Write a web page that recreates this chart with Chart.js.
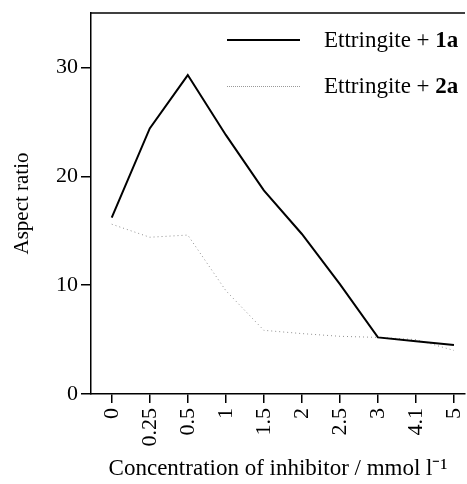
<!DOCTYPE html>
<html>
<head>
<meta charset="utf-8">
<script src="https://cdn.jsdelivr.net/npm/chart.js@4.4.1/dist/chart.umd.min.js"></script>
<style>
  html, body { margin: 0; padding: 0; background: #fff; }
  #wrap { position: relative; width: 467px; height: 484px; }
  #leyenda { position: absolute; left: 227px; top: 17px; font-family: "Liberation Serif", serif; font-size: 23px; color: #000; }
  .fila { display: flex; align-items: center; height: 46px; }
  .muestra { width: 73px; margin-right: 24px; }
  .solida { border-top: 2px solid #000; }
  .punteada { border-top: 1px dotted #999; }
</style>
</head>
<body>
<div id="wrap">
  <canvas id="myChart" width="467" height="484"></canvas>
  <div id="leyenda">
    <div class="fila"><div class="muestra solida"></div><span>Ettringite + <b>1a</b></span></div>
    <div class="fila"><div class="muestra punteada"></div><span>Ettringite + <b>2a</b></span></div>
  </div>
</div>
<script>
// concentraciones de inhibidor (mmol l-1)
const concentraciones = ["0", "0.25", "0.5", "1", "1.5", "2", "2.5", "3", "4.1", "5"];
const ettringita1a = [16.2, 24.4, 29.3, 23.8, 18.7, 14.7, 10.1, 5.2, 4.85, 4.5];
const ettringita2a = [15.6, 14.4, 14.6, 9.5, 5.85, 5.55, 5.3, 5.2, 5.0, 4.0];
const ticksY = [0, 10, 20, 30];

const fuente = "'Liberation Serif', 'Times New Roman', serif";

function aPuntos(valores) {
  return valores.map((v, i) => ({ x: i, y: v }));
}

// linea superior del marco
const bordeSuperior = {
  id: "bordeSuperior",
  afterDraw(chart) {
    const { ctx, chartArea } = chart;
    ctx.save();
    ctx.strokeStyle = "#000";
    ctx.lineWidth = 1.5;
    ctx.beginPath();
    ctx.moveTo(chartArea.left, chartArea.top);
    ctx.lineTo(chartArea.right, chartArea.top);
    ctx.stroke();
    ctx.restore();
  },
};

const config = {
  type: "line",
  data: {
    datasets: [
      {
        label: "Ettringite + 1a",
        data: aPuntos(ettringita1a),
        borderColor: "#000",
        borderWidth: 2,
        pointRadius: 0,
        tension: 0,
      },
      {
        label: "Ettringite + 2a",
        data: aPuntos(ettringita2a),
        borderColor: "#8f8f8f",
        borderWidth: 1,
        borderDash: [1, 3],
        pointRadius: 0,
        tension: 0,
      },
    ],
  },
  options: {
    responsive: false,
    animation: false,
    layout: { padding: { top: 13, right: 2, bottom: 0, left: 0 } },
    plugins: { legend: { display: false }, tooltip: { enabled: false } },
    scales: {
      x: {
        type: "linear",
        min: -0.545,
        max: 9.29,
        afterBuildTicks: (scale) => {
          scale.ticks = concentraciones.map((c, i) => ({ value: i }));
        },
        afterFit: (scale) => {
          scale.height = 90;
          scale.paddingLeft = 0;
          scale.paddingRight = 0;
        },
        ticks: {
          minRotation: 90,
          maxRotation: 90,
          padding: 5,
          color: "#000",
          font: { family: fuente, size: 22 },
          callback: (valor) => concentraciones[valor],
        },
        grid: { drawOnChartArea: false, tickLength: 9, color: "#000", lineWidth: 1.5 },
        border: { color: "#000", width: 1.5 },
        title: {
          display: true,
          text: "Concentration of inhibitor / mmol l\u207B\u00B9",
          color: "#000",
          font: { family: fuente, size: 23 },
          padding: { top: 0, bottom: 1 },
        },
      },
      y: {
        min: 0,
        max: 35,
        afterBuildTicks: (scale) => {
          scale.ticks = ticksY.map((v) => ({ value: v }));
        },
        afterFit: (scale) => {
          scale.width = 91;
          scale.paddingTop = 0;
          scale.paddingBottom = 0;
        },
        ticks: {
          padding: 3,
          color: "#000",
          font: { family: fuente, size: 22 },
        },
        grid: { drawOnChartArea: false, tickLength: 10, color: "#000", lineWidth: 1.5 },
        border: { color: "#000", width: 1.5 },
        title: {
          display: true,
          text: "Aspect ratio",
          color: "#000",
          font: { family: fuente, size: 21 },
          padding: { top: 10, bottom: 0 },
        },
      },
    },
  },
  plugins: [bordeSuperior],
};

const chartDOM = document.getElementById("myChart");
const myChart = new Chart(chartDOM, config);
</script>
</body>
</html>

☆ ☆ ☆ ☆

> _YOUR TASK_
Exactly reproduce the run of lines from the start of the listing through the line with "const ticksY = [0, 10, 20, 30];", inclusive; pictures are not copied.

> _REPLY_
Write a web page that recreates this chart with Chart.js.
<!DOCTYPE html>
<html>
<head>
<meta charset="utf-8">
<script src="https://cdn.jsdelivr.net/npm/chart.js@4.4.1/dist/chart.umd.min.js"></script>
<style>
  html, body { margin: 0; padding: 0; background: #fff; }
  #wrap { position: relative; width: 467px; height: 484px; }
  #leyenda { position: absolute; left: 227px; top: 17px; font-family: "Liberation Serif", serif; font-size: 23px; color: #000; }
  .fila { display: flex; align-items: center; height: 46px; }
  .muestra { width: 73px; margin-right: 24px; }
  .solida { border-top: 2px solid #000; }
  .punteada { border-top: 1px dotted #999; }
</style>
</head>
<body>
<div id="wrap">
  <canvas id="myChart" width="467" height="484"></canvas>
  <div id="leyenda">
    <div class="fila"><div class="muestra solida"></div><span>Ettringite + <b>1a</b></span></div>
    <div class="fila"><div class="muestra punteada"></div><span>Ettringite + <b>2a</b></span></div>
  </div>
</div>
<script>
// concentraciones de inhibidor (mmol l-1)
const concentraciones = ["0", "0.25", "0.5", "1", "1.5", "2", "2.5", "3", "4.1", "5"];
const ettringita1a = [16.2, 24.4, 29.3, 23.8, 18.7, 14.7, 10.1, 5.2, 4.85, 4.5];
const ettringita2a = [15.6, 14.4, 14.6, 9.5, 5.85, 5.55, 5.3, 5.2, 5.0, 4.0];
const ticksY = [0, 10, 20, 30];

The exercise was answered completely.